Claim Type Description
full_name Official institution name
description Institution description/mission
phone Phone number
email Email address
address Physical address
website Official website URL
founding_date Year or date founded
parent_organization Managing/parent organization
opening_hours Hours of operation
social_media Social media URLs

Example: Museum of Antigua and Barbuda

Extracted Claims

Claim Type Value XPath
founding_date 1985 /html/body/div/div[3]/div/div/div/h5[1]
address Long Street, St.
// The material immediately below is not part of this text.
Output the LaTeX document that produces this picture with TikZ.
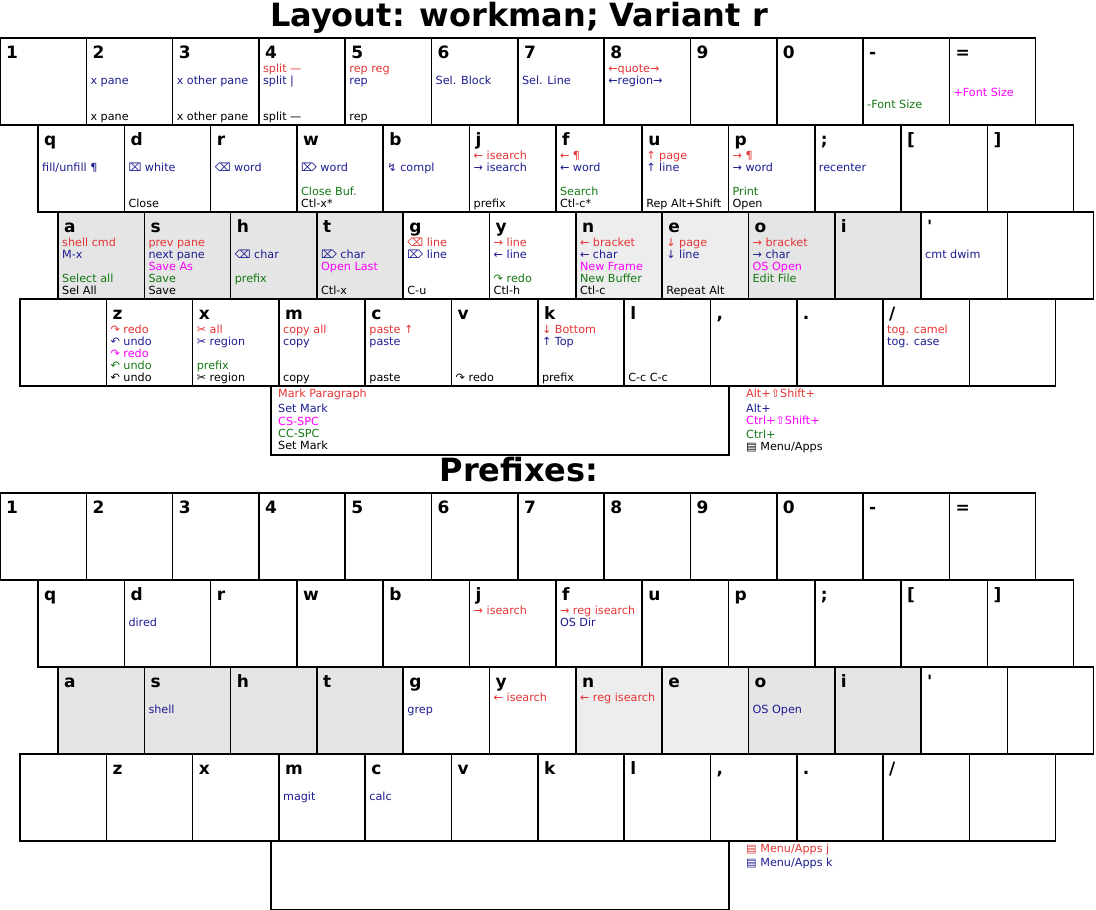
\documentclass[tikz,border=0pt]{standalone}
\usepackage{fontspec}
\setmainfont{DejaVu Sans}

\definecolor{keyred}{RGB}{228,52,52}
\definecolor{keyblue}{RGB}{28,28,145}
\definecolor{keymag}{RGB}{255,0,255}
\definecolor{keygreen}{RGB}{20,120,20}
\definecolor{keygray}{RGB}{229,229,229}
\definecolor{keylight}{RGB}{237,237,237}

\tikzset{
  key/.style={draw, line width=1.6pt, anchor=north west, minimum width=86.3pt,
    minimum height=87pt, inner sep=0pt, outer sep=0pt},
  spacebar/.style={key, line width=1.3pt, minimum width=458pt, minimum height=69pt},
  keycap/.style={anchor=base west, inner sep=0pt, xshift=6pt, yshift=-20pt,
    font=\fontsize{17}{17}\selectfont\bfseries},
  headline/.style={anchor=base, inner sep=0pt, font=\fontsize{32}{36}\selectfont\bfseries},
  txt/.style={anchor=base west, inner sep=0pt, xshift=4pt, font=\fontsize{11.2}{13}\selectfont},
  redln/.style={txt, text=keyred, yshift=-34pt},
  blueln/.style={txt, text=keyblue, yshift=-46pt},
  magln/.style={txt, text=keymag, yshift=-58pt},
  grnln/.style={txt, text=keygreen, yshift=-70pt},
  blkln/.style={txt, text=black, yshift=-82pt},
}

% one keyboard: rows 1..4, keys #1-row-col, space bar #1-sp
\newcommand{\drawkeys}[1]{%
  % number row
  \foreach \lab [count=\i] in {1,2,3,4,5,6,7,8,9,0,-,=} {
    \node[key] (#1-1-\i) at ({(\i-1)*86.3},0) {};
    \node[keycap] (#1-1-\i-cap) at (#1-1-\i.north west) {\lab};
  }
  % top row
  \foreach \lab [count=\i] in {q,d,r,w,b,j,f,u,p,;,{[},{]}} {
    \node[key] (#1-2-\i) at ({38+(\i-1)*86.3},87) {};
    \node[keycap] (#1-2-\i-cap) at (#1-2-\i.north west) {\lab};
  }
  % home row
  \foreach \lab/\fc [count=\i] in {a/keygray,s/keygray,h/keygray,t/keygray,g/white,y/white,
      n/keylight,e/keylight,o/keygray,i/keygray,{\textquotesingle}/white,{}/white} {
    \node[key, fill=\fc] (#1-3-\i) at ({58+(\i-1)*86.3},174) {};
    \node[keycap] (#1-3-\i-cap) at (#1-3-\i.north west) {\lab};
  }
  % bottom row
  \foreach \lab [count=\i] in {{},z,x,m,c,v,k,l,{,},.,{/},{}} {
    \node[key] (#1-4-\i) at ({20+(\i-1)*86.3},261) {};
    \node[keycap] (#1-4-\i-cap) at (#1-4-\i.north west) {\lab};
  }
  \node[spacebar] (#1-sp) at (271,348) {};
}

\begin{document}
\begin{tikzpicture}[x=1pt, y=-1pt]
  \useasboundingbox (0,0) rectangle (1096,910);

  \node[headline] (title) at (519,27) {Layout: workman; Variant r};
  \begin{scope}[shift={(0,38)}]
    \drawkeys{L}
  \end{scope}

  % number row
  \node[blueln] (L-1-2-b) at (L-1-2.north west) {x pane};
  \node[blkln] (L-1-2-k) at (L-1-2.north west) {x pane};
  \node[blueln] (L-1-3-b) at (L-1-3.north west) {x other pane};
  \node[blkln] (L-1-3-k) at (L-1-3.north west) {x other pane};
  \node[redln] (L-1-4-r) at (L-1-4.north west) {split —};
  \node[blueln] (L-1-4-b) at (L-1-4.north west) {split |};
  \node[blkln] (L-1-4-k) at (L-1-4.north west) {split —};
  \node[redln] (L-1-5-r) at (L-1-5.north west) {rep reg};
  \node[blueln] (L-1-5-b) at (L-1-5.north west) {rep};
  \node[blkln] (L-1-5-k) at (L-1-5.north west) {rep};
  \node[blueln] (L-1-6-b) at (L-1-6.north west) {Sel. Block};
  \node[blueln] (L-1-7-b) at (L-1-7.north west) {Sel. Line};
  \node[redln] (L-1-8-r) at (L-1-8.north west) {←quote→};
  \node[blueln] (L-1-8-b) at (L-1-8.north west) {←region→};
  \node[grnln] (L-1-11-g) at (L-1-11.north west) {-Font Size};
  \node[magln] (L-1-12-m) at (L-1-12.north west) {+Font Size};

  % top row
  \node[blueln] (L-2-1-b) at (L-2-1.north west) {fill/unfill ¶};
  \node[blueln] (L-2-2-b) at (L-2-2.north west) {⌧ white};
  \node[blkln] (L-2-2-k) at (L-2-2.north west) {Close};
  \node[blueln] (L-2-3-b) at (L-2-3.north west) {⌫ word};
  \node[blueln] (L-2-4-b) at (L-2-4.north west) {⌦ word};
  \node[grnln] (L-2-4-g) at (L-2-4.north west) {Close Buf.};
  \node[blkln] (L-2-4-k) at (L-2-4.north west) {Ctl-x*};
  \node[blueln] (L-2-5-b) at (L-2-5.north west) {↯ compl};
  \node[redln] (L-2-6-r) at (L-2-6.north west) {← isearch};
  \node[blueln] (L-2-6-b) at (L-2-6.north west) {→ isearch};
  \node[blkln] (L-2-6-k) at (L-2-6.north west) {prefix};
  \node[redln] (L-2-7-r) at (L-2-7.north west) {← ¶};
  \node[blueln] (L-2-7-b) at (L-2-7.north west) {← word};
  \node[grnln] (L-2-7-g) at (L-2-7.north west) {Search};
  \node[blkln] (L-2-7-k) at (L-2-7.north west) {Ctl-c*};
  \node[redln] (L-2-8-r) at (L-2-8.north west) {↑ page};
  \node[blueln] (L-2-8-b) at (L-2-8.north west) {↑ line};
  \node[blkln] (L-2-8-k) at (L-2-8.north west) {Rep Alt+Shift};
  \node[redln] (L-2-9-r) at (L-2-9.north west) {→ ¶};
  \node[blueln] (L-2-9-b) at (L-2-9.north west) {→ word};
  \node[grnln] (L-2-9-g) at (L-2-9.north west) {Print};
  \node[blkln] (L-2-9-k) at (L-2-9.north west) {Open};
  \node[blueln] (L-2-10-b) at (L-2-10.north west) {recenter};

  % home row
  \node[redln] (L-3-1-r) at (L-3-1.north west) {shell cmd};
  \node[blueln] (L-3-1-b) at (L-3-1.north west) {M-x};
  \node[grnln] (L-3-1-g) at (L-3-1.north west) {Select all};
  \node[blkln] (L-3-1-k) at (L-3-1.north west) {Sel All};
  \node[redln] (L-3-2-r) at (L-3-2.north west) {prev pane};
  \node[blueln] (L-3-2-b) at (L-3-2.north west) {next pane};
  \node[magln] (L-3-2-m) at (L-3-2.north west) {Save As};
  \node[grnln] (L-3-2-g) at (L-3-2.north west) {Save};
  \node[blkln] (L-3-2-k) at (L-3-2.north west) {Save};
  \node[blueln] (L-3-3-b) at (L-3-3.north west) {⌫ char};
  \node[grnln] (L-3-3-g) at (L-3-3.north west) {prefix};
  \node[blueln] (L-3-4-b) at (L-3-4.north west) {⌦ char};
  \node[magln] (L-3-4-m) at (L-3-4.north west) {Open Last};
  \node[blkln] (L-3-4-k) at (L-3-4.north west) {Ctl-x};
  \node[redln] (L-3-5-r) at (L-3-5.north west) {⌫ line};
  \node[blueln] (L-3-5-b) at (L-3-5.north west) {⌦ line};
  \node[blkln] (L-3-5-k) at (L-3-5.north west) {C-u};
  \node[redln] (L-3-6-r) at (L-3-6.north west) {→ line};
  \node[blueln] (L-3-6-b) at (L-3-6.north west) {← line};
  \node[grnln] (L-3-6-g) at (L-3-6.north west) {↷ redo};
  \node[blkln] (L-3-6-k) at (L-3-6.north west) {Ctl-h};
  \node[redln] (L-3-7-r) at (L-3-7.north west) {← bracket};
  \node[blueln] (L-3-7-b) at (L-3-7.north west) {← char};
  \node[magln] (L-3-7-m) at (L-3-7.north west) {New Frame};
  \node[grnln] (L-3-7-g) at (L-3-7.north west) {New Buffer};
  \node[blkln] (L-3-7-k) at (L-3-7.north west) {Ctl-c};
  \node[redln] (L-3-8-r) at (L-3-8.north west) {↓ page};
  \node[blueln] (L-3-8-b) at (L-3-8.north west) {↓ line};
  \node[blkln] (L-3-8-k) at (L-3-8.north west) {Repeat Alt};
  \node[redln] (L-3-9-r) at (L-3-9.north west) {→ bracket};
  \node[blueln] (L-3-9-b) at (L-3-9.north west) {→ char};
  \node[magln] (L-3-9-m) at (L-3-9.north west) {OS Open};
  \node[grnln] (L-3-9-g) at (L-3-9.north west) {Edit File};
  \node[blueln] (L-3-11-b) at (L-3-11.north west) {cmt dwim};

  % bottom row
  \node[redln] (L-4-2-r) at (L-4-2.north west) {↷ redo};
  \node[blueln] (L-4-2-b) at (L-4-2.north west) {↶ undo};
  \node[magln] (L-4-2-m) at (L-4-2.north west) {↷ redo};
  \node[grnln] (L-4-2-g) at (L-4-2.north west) {↶ undo};
  \node[blkln] (L-4-2-k) at (L-4-2.north west) {↶ undo};
  \node[redln] (L-4-3-r) at (L-4-3.north west) {✂ all};
  \node[blueln] (L-4-3-b) at (L-4-3.north west) {✂ region};
  \node[grnln] (L-4-3-g) at (L-4-3.north west) {prefix};
  \node[blkln] (L-4-3-k) at (L-4-3.north west) {✂ region};
  \node[redln] (L-4-4-r) at (L-4-4.north west) {copy all};
  \node[blueln] (L-4-4-b) at (L-4-4.north west) {copy};
  \node[blkln] (L-4-4-k) at (L-4-4.north west) {copy};
  \node[redln] (L-4-5-r) at (L-4-5.north west) {paste ↑};
  \node[blueln] (L-4-5-b) at (L-4-5.north west) {paste};
  \node[blkln] (L-4-5-k) at (L-4-5.north west) {paste};
  \node[blkln] (L-4-6-k) at (L-4-6.north west) {↷ redo};
  \node[redln] (L-4-7-r) at (L-4-7.north west) {↓ Bottom};
  \node[blueln] (L-4-7-b) at (L-4-7.north west) {↑ Top};
  \node[blkln] (L-4-7-k) at (L-4-7.north west) {prefix};
  \node[blkln] (L-4-8-k) at (L-4-8.north west) {C-c C-c};
  \node[redln] (L-4-11-r) at (L-4-11.north west) {tog. camel};
  \node[blueln] (L-4-11-b) at (L-4-11.north west) {tog. case};

  % space bar
  \node[txt, xshift=3pt, yshift=-11pt, text=keyred] (L-sp-r) at (L-sp.north west) {Mark Paragraph};
  \node[txt, xshift=3pt, yshift=-26pt, text=keyblue] (L-sp-b) at (L-sp.north west) {Set Mark};
  \node[txt, xshift=3pt, yshift=-39pt, text=keymag] (L-sp-m) at (L-sp.north west) {CS-SPC};
  \node[txt, xshift=3pt, yshift=-51pt, text=keygreen] (L-sp-g) at (L-sp.north west) {CC-SPC};
  \node[txt, xshift=3pt, yshift=-63pt, text=black] (L-sp-k) at (L-sp.north west) {Set Mark};

  % legend
  \node[txt, text=keyred] (leg-r) at (742,397) {Alt+⇧Shift+};
  \node[txt, text=keyblue] (leg-b) at (742,412) {Alt+};
  \node[txt, text=keymag] (leg-m) at (742,424) {Ctrl+⇧Shift+};
  \node[txt, text=keygreen] (leg-g) at (742,438) {Ctrl+};
  \node[txt, text=black] (leg-k) at (742,450) {▤ Menu/Apps};

  \node[headline] (prefixes) at (519,481) {Prefixes:};
  \begin{scope}[shift={(0,493)}]
    \drawkeys{P}
  \end{scope}

  \node[blueln] (P-2-2-b) at (P-2-2.north west) {dired};
  \node[redln] (P-2-6-r) at (P-2-6.north west) {→ isearch};
  \node[redln] (P-2-7-r) at (P-2-7.north west) {→ reg isearch};
  \node[blueln] (P-2-7-b) at (P-2-7.north west) {OS Dir};
  \node[blueln] (P-3-2-b) at (P-3-2.north west) {shell};
  \node[blueln] (P-3-5-b) at (P-3-5.north west) {grep};
  \node[redln] (P-3-6-r) at (P-3-6.north west) {← isearch};
  \node[redln] (P-3-7-r) at (P-3-7.north west) {← reg isearch};
  \node[blueln] (P-3-9-b) at (P-3-9.north west) {OS Open};
  \node[blueln] (P-4-4-b) at (P-4-4.north west) {magit};
  \node[blueln] (P-4-5-b) at (P-4-5.north west) {calc};

  \node[txt, text=keyred] (leg-j) at (742,852) {▤ Menu/Apps j};
  \node[txt, text=keyblue] (leg-kk) at (742,866) {▤ Menu/Apps k};
\end{tikzpicture}
\end{document}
John's, Antigua /html/body/div/div[3]/div/div/div/h5[9]
phone 1-268-462-4930 /html/body/div/div[3]/div/div/div/h5[18]
parent_organization Historical and Archaeological Society of Antigua and Barbuda /html/body/div/div[3]/div/div/div/h5[20]

Staff Data (from separate page)

Role Name XPath
Curator Dian Andrews /html/body/div/div[3]/div/div/div/h5[3]
Research Librarian Myra Piper /html/body/div/div[3]/div/div/div/h5[4]
Board Chairperson Walter Berridge /html/body/div/div[3]/div/div/div/h5[25]
Board President Reg Murphy /html/body/div/div[3]/div/div/div/h5[26]

Comparison with Playwright Method

Aspect Firecrawl MCP Playwright Script
Setup None (MCP ready) Python + Playwright install
Speed Fast (cached) Slower (full render)
JS Support Limited Full
Screenshots No Yes
Archival Manual save Automatic
Best For Static HTML sites SPAs, JS-heavy sites
  • AGENTS.md Rule 6: WebObservation Claims MUST Have XPath Provenance
  • .opencode/WEB_OBSERVATION_PROVENANCE_RULES.md - Complete provenance rules
  • schemas/20251121/linkml/modules/classes/WebClaim.yaml - Schema definition
  • scripts/fetch_website_playwright.py - Full Playwright archiving script
  • scripts/add_xpath_provenance.py - XPath verification script

Limitations

  1. No JavaScript rendering - Sites requiring JS won't work well
  2. Manual archiving - HTML must be saved manually (vs automatic with Playwright)
  3. No screenshots - Cannot capture visual state
  4. Cache dependency - Firecrawl caching affects data freshness

For complex sites or when screenshots are needed, use the full Playwright workflow instead.